Afigura-se-nos, pelo exposto, podermos concluir pelo seguinte:

1) Na medida em que assuma um carácter pontual ou esporádico, o exercício - em simultâneo com as funções de vereador em regime de permanência – de cargos em órgãos sociais de pessoas colectivas, tais como assembleias gerais ou conselhos fiscais, não implicam a redução da remuneração de autarca [a que se refere o Artigo 5º, número 1, alínea b), da Lei nº 29/87, de 30 de Junho].

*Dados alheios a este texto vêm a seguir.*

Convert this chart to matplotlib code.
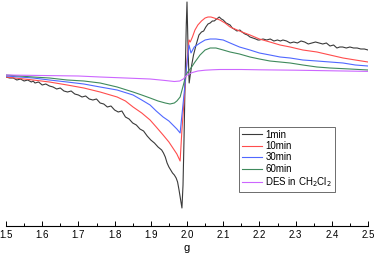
import matplotlib
matplotlib.use("Agg")
import matplotlib.pyplot as plt

plt.rcParams['font.family'] = ['Liberation Sans', 'DejaVu Sans']

# g values and signal (arbitrary units)
g_1min = [1.50, 1.51, 1.52, 1.53, 1.54, 1.55, 1.56, 1.57, 1.575, 1.58, 1.59, 1.60, 1.61, 1.62,
          1.63, 1.64, 1.65, 1.66, 1.67, 1.68, 1.69, 1.70, 1.71, 1.72, 1.73, 1.74, 1.75, 1.76,
          1.77, 1.78, 1.79, 1.80, 1.81, 1.82, 1.83, 1.84, 1.85, 1.86, 1.87, 1.88, 1.89, 1.90,
          1.91, 1.92, 1.93, 1.935, 1.94, 1.945, 1.95, 1.955, 1.96, 1.965, 1.970, 1.974, 1.978,
          1.982, 1.986, 1.989, 1.992, 1.995, 1.998, 2.000, 2.003, 2.006, 2.009, 2.013, 2.018,
          2.025, 2.033, 2.040, 2.046, 2.052, 2.058, 2.064, 2.070, 2.075, 2.082, 2.089,
          2.095, 2.100, 2.108, 2.119, 2.125, 2.130, 2.138, 2.146, 2.152, 2.160, 2.167, 2.174,
          2.182, 2.190, 2.196, 2.200, 2.210, 2.220, 2.230, 2.240, 2.250, 2.258, 2.265, 2.275,
          2.285, 2.295, 2.305, 2.315, 2.325, 2.335, 2.345, 2.355, 2.365, 2.375, 2.385, 2.395,
          2.405, 2.414, 2.422, 2.430, 2.440, 2.450, 2.460, 2.470, 2.480, 2.490, 2.500]
v_1min = [-2, -3, -3, -5, -4, -6, -5, -7, -6, -8, -7, -10, -9, -11,
          -12, -14, -13, -16, -17, -16, -19, -20, -22, -21, -24, -25, -24, -28,
          -29, -32, -31, -35, -37, -36, -42, -44, -48, -50, -54, -56, -61, -65,
          -68, -72, -75, -78, -82, -88, -92, -95, -98, -100, -103, -107, -115,
          -124, -133, -110, -60, 0, 50, 73, 25, -8, 0, 10, 20,
          30, 40, 43, 44, 48, 51, 52, 54, 54, 56, 58,
          56, 55, 52, 50, 47, 46, 44, 45, 43, 41, 40, 38,
          37, 36, 35, 35, 36, 35, 36, 34, 35, 34, 35, 34,
          32, 33, 32, 34, 33, 31, 32, 33, 32, 31, 32, 29,
          30, 27, 28, 28, 27, 28, 27, 27, 26, 26, 25]

g_10min = [1.50, 1.575, 1.62, 1.669, 1.715, 1.760, 1.807, 1.830, 1.851, 1.875, 1.898, 1.915,
           1.934, 1.950, 1.961, 1.972, 1.981, 1.986, 1.993, 2.000, 2.0055, 2.009, 2.015, 2.022,
           2.030, 2.040, 2.050, 2.058, 2.066, 2.075, 2.091, 2.105, 2.119, 2.145, 2.174, 2.200,
           2.229, 2.257, 2.285, 2.320, 2.359, 2.395, 2.431, 2.465, 2.500]
v_10min = [-2, -5, -7, -10, -13, -17, -22, -26, -32, -38, -45, -52,
           -60, -67, -73, -79, -86, -55, -20, 15, 35, 33, 38, 45,
           50, 54, 57, 58, 58, 57, 55, 52, 48, 44, 40, 36,
           33, 30, 28, 25, 23, 20, 17, 15, 13]

g_30min = [1.50, 1.575, 1.62, 1.669, 1.715, 1.760, 1.807, 1.851, 1.875, 1.898, 1.915, 1.934,
           1.950, 1.961, 1.972, 1.981, 1.986, 1.993, 2.000, 2.0055, 2.011, 2.020, 2.036, 2.050,
           2.064, 2.080, 2.100, 2.119, 2.145, 2.174, 2.200, 2.229, 2.257, 2.285, 2.320, 2.359,
           2.395, 2.431, 2.465, 2.500]
v_30min = [-1, -3, -5, -7, -9, -12, -15, -20, -25, -30, -36, -42,
           -46, -50, -54, -58, -40, -15, 12, 30, 22, 28, 32, 35,
           36, 36, 35, 32, 28, 25, 22, 20, 18, 17, 15, 14,
           13, 12, 10, 9]

g_60min = [1.50, 1.575, 1.62, 1.669, 1.715, 1.760, 1.807, 1.851, 1.875, 1.898, 1.920, 1.940,
           1.953, 1.965, 1.972, 1.981, 1.990, 1.997, 2.004, 2.011, 2.022, 2.036, 2.050, 2.064,
           2.080, 2.100, 2.119, 2.145, 2.174, 2.200, 2.229, 2.257, 2.285, 2.320, 2.359, 2.395,
           2.450, 2.500]
v_60min = [0, -2, -3, -5, -6, -8, -12, -17, -20, -23, -26, -28,
           -29, -28, -26, -22, -10, 0, 4, 7, 13, 20, 25, 27,
           27, 25, 23, 21, 18, 16, 14, 13, 12, 10, 8, 7,
           6, 5]

g_des = [1.50, 1.60, 1.70, 1.760, 1.830, 1.898, 1.940, 1.965, 1.980, 1.990, 1.997, 2.005,
         2.015, 2.030, 2.050, 2.070, 2.091, 2.150, 2.200, 2.300, 2.400, 2.500]
v_des = [0, -0.5, -1, -2, -3, -4, -5.5, -6.5, -6, -4, -1, 1,
         2.5, 4, 4.8, 5.2, 5.5, 5.5, 5.2, 4.8, 4.2, 3.6]

series = [
    (g_1min, v_1min, "1min", "#3a3a3a"),
    (g_10min, v_10min, "10min", "#ff4d4d"),
    (g_30min, v_30min, "30min", "#5068ff"),
    (g_60min, v_60min, "60min", "#3f8a5c"),
    (g_des, v_des, "DES in CH$_2$Cl$_2$", "#cc66ff"),
]

fig = plt.figure(figsize=(3.74, 2.59), dpi=100)
ax = fig.add_axes([6/374., 33/259., 362/374., 226/259.])
for g, v, name, col in series:
    ax.plot(g, v, color=col, lw=0.8, label=name)

ax.set_xlim(1.5, 2.5)
ax.set_ylim(-151, 75)
for s in ['top', 'left', 'right']:
    ax.spines[s].set_visible(False)
ax.spines['bottom'].set_linewidth(0.8)
ax.set_yticks([])
ax.set_xticks([1.5 + 0.1*i for i in range(11)])
ax.set_xticklabels(["%.1f" % (1.5 + 0.1*i) for i in range(11)], fontsize=7)
ax.set_xticks([1.55 + 0.1*i for i in range(10)], minor=True)
ax.tick_params(which='major', direction='in', length=3.5, width=0.7, pad=3)
ax.tick_params(which='minor', direction='in', length=2, width=0.7)
ax.set_xlabel("g", fontsize=8, labelpad=2)

leg = ax.legend(loc='lower right', bbox_to_anchor=(0.909, 0.150), borderaxespad=0.,
                fontsize=7, fancybox=False, framealpha=1, edgecolor='#555555',
                handlelength=2.0, handletextpad=0.4, labelspacing=0.15, borderpad=0.3)
leg.get_frame().set_linewidth(0.6)

fig.savefig("out.png", dpi=100)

2) Sem prejuízo de mais adequado entendimento, haverá lugar à redução assinalada no número anterior quando – perspectivada a acumulação das funções autárquicas com as de Provedor de uma Santa Casa da Misericórdia – se verifique tratar-se de actividade privada (ainda que possa não ser remunerada), permanente e regular, cujo desempenho não permita, em concreto, o exercício exclusivo do mandato de eleito local.

Este é, salvo melhor opinião, o meu parecer.


(1) Lei nº 97/89, de 15 de Dezembro; Lei nº 1/91, de 10 de Janeiro; Lei 11/91, de 17 de Maio; Lei 11/96, de 18 de Abril; Lei nº 127/97, de 11 de Dezembro; Lei nº 50/99, de 24 de Junho; Lei nº 86/2001, de 10 de Agosto.
(2) Publicado no Diário da República, II Série, Nº 217, de 18-9-96.
(3) Circunstâncias que deverão encontrar-se expressamente previstas nos estatutos (v.g. compromisso) da referida Santa Casa da Misericórdia.
(4) Parecer veiculado na Informação nº 7/94 (versando a matéria de remuneração dos eleitos locais que exerçam actividade privada), o qual foi objecto de homologação por parte de Sua Exª o Secretário de Estado da Administração Local e do Ordenamento do Território em 8-3-94.